I’ll never forget her ferocious dedication to her family, her friends, her community and maybe most of all to the passel of Cocker pups standing guard at the wrought iron gate.
I’ll never forget seeing she and Teddy’s gorgeous historic home the first time after its most recent paint job (I’d been hearing stories of poor Teddy hanging sideways off ladders at nearly 3 stories up). I didn’t know could you find house paint in a yellow that bright. But if we’re honest, it was a perfect fit.
A personality that big deserves a house that bright.
I’ll never forget working with her to get a new roof installed on the Handy Chapel House. When a grant we needed for the project didn’t come through, Kathy called looking for names and numbers — first for the tight-fisted grantors who needed to be admonished and then later for contacts of other places to find the desperately needed funding.
I’ll never forget the perils of trying to have a quick lunch or walking through town with Kathy while late for a meeting. She knew everyone and everyone knew her.
I’ll never forget the experience of working with someone so intensely passionate about saving the places that matter, and telling the stories of places long ago lost. She serves as beacon and inspiration to me, and so many others. Her loss will be deeply felt for many years to come.
Felt both by people that knew her well and those that didn’t. And that perhaps is Kathy’s true legacy. Her infectious love of that bright yellow house and 7th Street and Grand Junction lives on, her commitment to saving and protecting these and many other places lives on. With every column read and remembered by someone who then looks at Grand Junction in a new light, Kathy lives on.
Unbeknownst to me, I was happily shopping for books in LoDo the day Kathy was stricken with the brain aneurysm that would ultimately claim her life. After loading up my arms in the architecture and history sections I was on my way to the checkout when I noticed a sale bin full of historic maps.
This, of course, required stopping and perusing. Historic maps!
And I wasn’t finding much of interest until I ran across a turn of the century map of Western Colorado. I figured Kathy would be able to find a spot for it somewhere and I was just glad to have finally found something special enough to reciprocate for the bedbug potion.
I emailed Kathy that next Monday or Tuesday checking in and telling her that I had a present to send her and that I wanted to make sure I had her correct mailing address.
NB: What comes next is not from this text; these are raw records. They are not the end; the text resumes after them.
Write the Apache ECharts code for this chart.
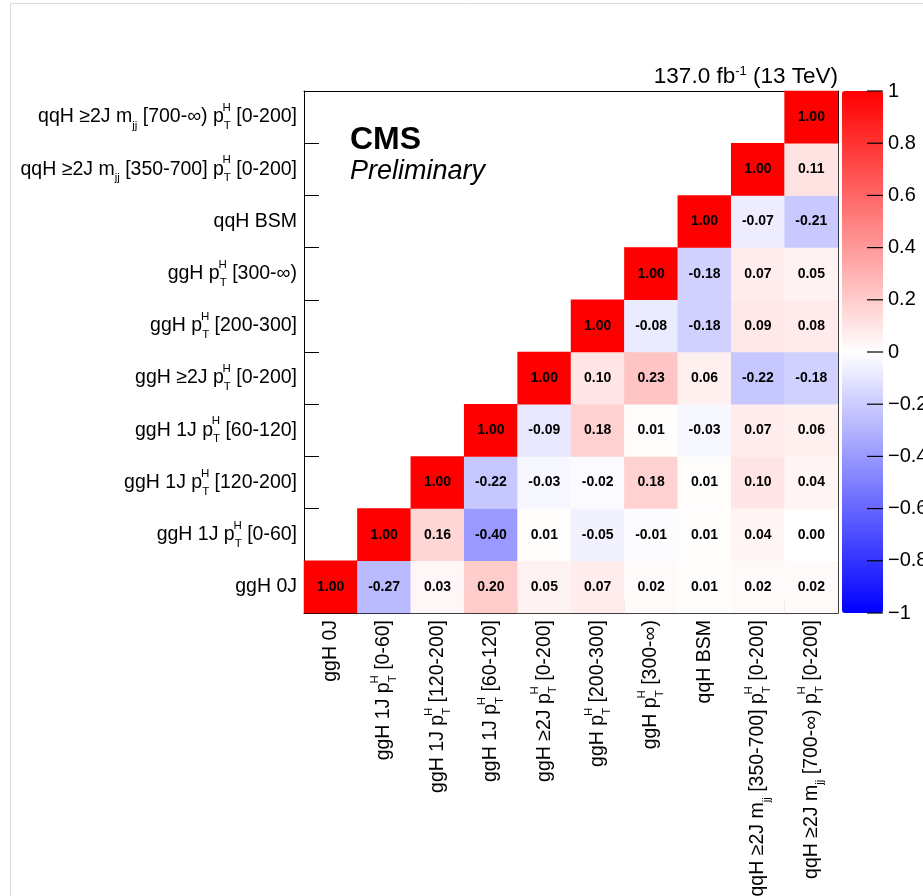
<!DOCTYPE html>
<html>
<head>
<meta charset="utf-8">
<script src="https://cdn.jsdelivr.net/npm/echarts@6/dist/echarts.min.js"></script>
<style>
  html, body { margin: 0; padding: 0; background: #fff; }
  #chart { width: 923px; height: 896px; }
</style>
</head>
<body>
<div id="chart"></div>
<script>
// Signal-strength bins (same order on both axes, bottom-to-top / left-to-right)
const categories = [
  'ggH 0J',
  'ggH 1J p_T^H [0-60]',
  'ggH 1J p_T^H [120-200]',
  'ggH 1J p_T^H [60-120]',
  'ggH ≥2J p_T^H [0-200]',
  'ggH p_T^H [200-300]',
  'ggH p_T^H [300-∞)',
  'qqH BSM',
  'qqH ≥2J m_jj [350-700] p_T^H [0-200]',
  'qqH ≥2J m_jj [700-∞) p_T^H [0-200]'
];

// Correlation coefficients: row i lists columns i..9 (upper triangle)
const row0 = [1.00, -0.27, 0.03, 0.20, 0.05, 0.07, 0.02, 0.01, 0.02, 0.02];
const row1 = [1.00, 0.16, -0.40, 0.01, -0.05, -0.01, 0.01, 0.04, 0.00];
const row2 = [1.00, -0.22, -0.03, -0.02, 0.18, 0.01, 0.10, 0.04];
const row3 = [1.00, -0.09, 0.18, 0.01, -0.03, 0.07, 0.06];
const row4 = [1.00, 0.10, 0.23, 0.06, -0.22, -0.18];
const row5 = [1.00, -0.08, -0.18, 0.09, 0.08];
const row6 = [1.00, -0.18, 0.07, 0.05];
const row7 = [1.00, -0.07, -0.21];
const row8 = [1.00, 0.11];
const row9 = [1.00];
const rows = [row0, row1, row2, row3, row4, row5, row6, row7, row8, row9];

// Colour-scale ticks
const scaleTicks = [-1, -0.8, -0.6, -0.4, -0.2, 0, 0.2, 0.4, 0.6, 0.8, 1];

const cells = [];
rows.forEach((vals, r) => {
  vals.forEach((v, k) => cells.push([r + k, r, v]));
});

const FONT = "'Liberation Sans', Arial, Helvetica, sans-serif";

// Turn p_T^H and m_jj into stacked super/subscripts.
// Labels are right-aligned, so the zero-width superscript is laid out
// right after the subscript and ends up stacked above it.
function richName(name) {
  return name
    .replace('p_T^H', '{t|p}{sub|T}{sup|H}')
    .replace('m_jj', '{t|m}{sub|jj}');
}
const labelRich = {
  t:   { fontSize: 19.5, fontFamily: FONT, color: '#000', lineHeight: 30 },
  sup: { fontSize: 11.5, fontFamily: FONT, color: '#000', verticalAlign: 'top', width: 0, lineHeight: 13 },
  sub: { fontSize: 11.5, fontFamily: FONT, color: '#000', verticalAlign: 'bottom', lineHeight: 12 }
};

const chart = echarts.init(document.getElementById('chart'), null, { renderer: 'canvas' });

const option = {
  backgroundColor: '#fff',
  animation: false,
  title: {
    text: '137.0 fb{s|-1} (13 TeV)',
    right: 80,
    top: 60,
    textStyle: {
      fontFamily: FONT, fontSize: 22.5, fontWeight: 'normal', color: '#000',
      rich: {
        s: { fontFamily: FONT, fontSize: 13, color: '#000', verticalAlign: 'top', lineHeight: 24 }
      }
    }
  },
  graphic: [
    { type: 'rect', silent: true, z: -10,
      shape: { x: 10.5, y: 3.5, width: 1000, height: 1000 },
      style: { fill: 'none', stroke: '#dcdcdc', lineWidth: 1 } },
    { type: 'text', x: 350, y: 140, z: 100,
      style: { text: 'CMS', fontFamily: FONT, fontSize: 32, fontWeight: 'bold',
               fill: '#000', textVerticalAlign: 'middle' } },
    { type: 'text', x: 350, y: 171, z: 100,
      style: { text: 'Preliminary', fontFamily: FONT, fontSize: 27, fontStyle: 'italic',
               fill: '#000', textVerticalAlign: 'middle' } }
  ],
  grid: [
    { left: 304, top: 91, width: 534, height: 522, show: false, outerBoundsMode: 'none', containLabel: false },
    { left: 842, top: 91, width: 41, height: 522, show: false, outerBoundsMode: 'none', containLabel: false }
  ],
  xAxis: [
    {
      type: 'category', data: categories, gridIndex: 0, position: 'bottom',
      axisLine: { show: true, lineStyle: { color: '#000', width: 1 } },
      axisTick: { show: true, inside: true, length: 12, lineStyle: { color: '#000' } },
      axisLabel: {
        interval: 0, rotate: 90, margin: 7, color: '#000',
        fontFamily: FONT, fontSize: 19.5,
        formatter: richName, rich: labelRich
      },
      splitLine: { show: false }, splitArea: { show: false }
    },
    {
      type: 'category', data: categories, gridIndex: 0, position: 'top',
      axisLine: { show: true, lineStyle: { color: '#000', width: 1 } },
      axisTick: { show: false }, axisLabel: { show: false }
    },
    { type: 'value', gridIndex: 1, min: 0, max: 1, show: false }
  ],
  yAxis: [
    {
      type: 'category', data: categories, gridIndex: 0, position: 'left',
      axisLine: { show: true, lineStyle: { color: '#000', width: 1 } },
      axisTick: { show: true, inside: true, length: 15, lineStyle: { color: '#000' } },
      axisLabel: {
        interval: 0, margin: 7, color: '#000',
        fontFamily: FONT, fontSize: 19.5,
        formatter: richName, rich: labelRich
      },
      splitLine: { show: false }, splitArea: { show: false }
    },
    {
      type: 'category', data: categories, gridIndex: 0, position: 'right',
      axisLine: { show: true, lineStyle: { color: '#000', width: 1 } },
      axisTick: { show: false }, axisLabel: { show: false }
    },
    {
      // Scale axis of the colour bar
      type: 'value', gridIndex: 1, position: 'right', min: -1, max: 1, interval: 0.2,
      axisLine: { show: false },
      axisTick: { show: false },
      axisLabel: {
        margin: 5, color: '#000', fontFamily: FONT, fontSize: 20,
        formatter: v => {
          const r = Math.round(v * 10) / 10;
          return scaleTicks.indexOf(r) >= 0 ? String(r).replace('-', '−') : '';
        }
      },
      splitLine: { show: false }
    }
  ],
  visualMap: {
    type: 'continuous', min: -1, max: 1, seriesIndex: 0,
    calculable: false, realtime: false, hoverLink: false,
    left: 842, top: 91, itemWidth: 41, itemHeight: 522, padding: 0,
    text: null, showLabel: false,
    inRange: { color: ['#0000ff', '#ffffff', '#ff0000'] }
  },
  series: [
    {
      type: 'heatmap',
      xAxisIndex: 0, yAxisIndex: 0,
      data: cells,
      label: {
        show: true, color: '#000', fontFamily: FONT, fontSize: 14, fontWeight: 'bold',
        formatter: p => p.value[2].toFixed(2)
      },
      itemStyle: { borderWidth: 0 },
      emphasis: { disabled: true }
    },
    {
      // Tick marks on the colour bar, pointing inward from its right edge
      type: 'custom',
      xAxisIndex: 2, yAxisIndex: 2,
      z: 30, silent: true,
      data: scaleTicks.map(v => [1, v]),
      renderItem: (params, api) => {
        const p = api.coord([api.value(0), api.value(1)]);
        return {
          type: 'line',
          shape: { x1: p[0] - 16, y1: p[1], x2: p[0], y2: p[1] },
          style: { stroke: '#000', lineWidth: 1.2 }
        };
      }
    }
  ]
};

chart.setOption(option);
</script>
</body>
</html>
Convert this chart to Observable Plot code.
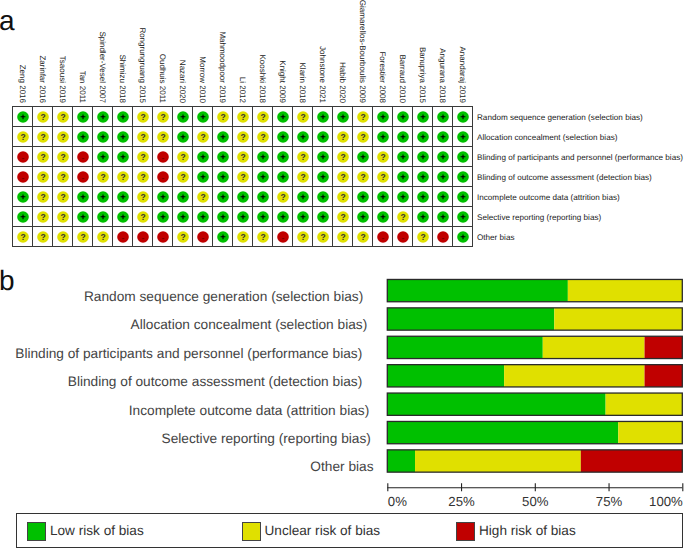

I didn’t hear back right away which was unusual, but figured she was out researching her next big project.
And then the news came. Most unwelcome news. And then the news became increasingly dire, and then finally the worst news of all was delivered.
I’ve decided to have the map framed and I’ll hang it above my desk. In remembrance of a great woman whom I am proud to have called my friend and the place she called home. In recognition of the fact, as Kathy would not so gently remind me, that there is more to Colorado than the Front Range. In honor of her.
Kathy, you will be profoundly missed. By me. By many.
Patrick Eidman is a former Endangered Places Program Manager for Colorado Preservation and worked closely with Kathy on historic preservation projects in Grand Junction and on the Western Slope. He now works for History Colorado as a Preservation Planner.